Journal of Pacific History | 2016
Stewart Firth
ABSTRACT Since 2013, the Nauru government has undermined democracy by reducing the independence of the judiciary, treating opposition MPs as potential traitors, curbing freedom of speech and restricting visits by variously defined groups of people who include journalists, Australians and New Zealanders. New Zealand responded by suspending its aid to Nauru’s justice and border control department. Australia, by contrast, has said little.

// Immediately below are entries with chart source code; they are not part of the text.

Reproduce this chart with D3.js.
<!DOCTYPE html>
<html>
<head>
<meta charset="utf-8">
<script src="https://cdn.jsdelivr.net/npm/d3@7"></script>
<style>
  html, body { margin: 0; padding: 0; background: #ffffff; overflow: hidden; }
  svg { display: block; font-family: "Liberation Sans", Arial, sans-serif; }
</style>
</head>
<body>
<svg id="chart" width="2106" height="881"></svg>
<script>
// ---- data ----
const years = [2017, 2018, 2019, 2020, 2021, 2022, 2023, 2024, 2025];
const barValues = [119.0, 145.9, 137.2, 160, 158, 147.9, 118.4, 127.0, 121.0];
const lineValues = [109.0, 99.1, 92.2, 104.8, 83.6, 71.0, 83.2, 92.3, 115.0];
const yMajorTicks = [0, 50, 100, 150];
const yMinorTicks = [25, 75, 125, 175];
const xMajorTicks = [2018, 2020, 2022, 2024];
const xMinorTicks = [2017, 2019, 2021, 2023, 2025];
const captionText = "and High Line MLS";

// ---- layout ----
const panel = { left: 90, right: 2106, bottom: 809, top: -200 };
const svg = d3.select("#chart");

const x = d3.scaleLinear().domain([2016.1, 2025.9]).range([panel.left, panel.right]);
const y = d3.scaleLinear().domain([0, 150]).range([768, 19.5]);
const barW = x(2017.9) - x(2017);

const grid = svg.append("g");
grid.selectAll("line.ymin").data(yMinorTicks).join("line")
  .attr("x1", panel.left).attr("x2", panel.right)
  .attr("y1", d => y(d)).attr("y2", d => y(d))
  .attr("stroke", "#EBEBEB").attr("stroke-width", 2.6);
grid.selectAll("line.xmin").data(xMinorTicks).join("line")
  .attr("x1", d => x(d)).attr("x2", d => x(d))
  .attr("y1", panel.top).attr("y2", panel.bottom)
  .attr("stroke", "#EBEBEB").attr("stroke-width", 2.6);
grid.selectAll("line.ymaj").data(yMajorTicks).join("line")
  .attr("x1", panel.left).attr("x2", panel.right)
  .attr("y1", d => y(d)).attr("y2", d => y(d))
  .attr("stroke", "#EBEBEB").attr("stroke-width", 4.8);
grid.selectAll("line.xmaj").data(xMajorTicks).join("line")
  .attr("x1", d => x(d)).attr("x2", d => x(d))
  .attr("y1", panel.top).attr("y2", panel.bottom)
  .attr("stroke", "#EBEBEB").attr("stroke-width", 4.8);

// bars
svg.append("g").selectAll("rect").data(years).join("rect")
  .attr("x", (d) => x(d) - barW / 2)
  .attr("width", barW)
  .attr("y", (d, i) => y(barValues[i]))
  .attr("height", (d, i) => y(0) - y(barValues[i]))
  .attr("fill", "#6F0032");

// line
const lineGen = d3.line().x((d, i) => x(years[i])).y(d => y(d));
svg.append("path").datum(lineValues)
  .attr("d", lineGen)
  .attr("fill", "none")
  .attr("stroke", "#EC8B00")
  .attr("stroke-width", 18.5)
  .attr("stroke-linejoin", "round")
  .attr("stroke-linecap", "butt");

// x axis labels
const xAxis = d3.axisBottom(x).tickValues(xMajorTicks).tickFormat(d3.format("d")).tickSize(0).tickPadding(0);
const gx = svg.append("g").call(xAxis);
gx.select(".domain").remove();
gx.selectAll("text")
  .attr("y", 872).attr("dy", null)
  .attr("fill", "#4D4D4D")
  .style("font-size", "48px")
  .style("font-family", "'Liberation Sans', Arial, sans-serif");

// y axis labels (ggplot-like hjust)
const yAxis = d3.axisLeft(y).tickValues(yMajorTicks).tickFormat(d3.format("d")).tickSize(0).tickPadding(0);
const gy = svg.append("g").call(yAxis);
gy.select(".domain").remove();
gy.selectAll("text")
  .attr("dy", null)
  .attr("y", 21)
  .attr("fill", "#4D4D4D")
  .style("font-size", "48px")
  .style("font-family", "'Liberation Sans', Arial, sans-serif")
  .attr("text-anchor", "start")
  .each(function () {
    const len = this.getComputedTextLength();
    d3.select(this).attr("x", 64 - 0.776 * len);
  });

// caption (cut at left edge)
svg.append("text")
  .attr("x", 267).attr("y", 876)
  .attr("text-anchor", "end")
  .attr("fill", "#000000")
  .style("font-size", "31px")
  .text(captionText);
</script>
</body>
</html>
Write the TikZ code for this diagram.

The Nauru government would not have acted so boldly in curbing civil freedoms and weakening the rule of law if Australia had been less dependent on its goodwill to act as host for Australia’s Regional Processing Centre, which houses asylum seekers who have attempted to reach Australia by boat. Australia’s reliance on Nauru – driven by urgent domestic political considerations – has fostered an atmosphere where the principles of good governance can be flouted with little fear of significant criticism from Canberra.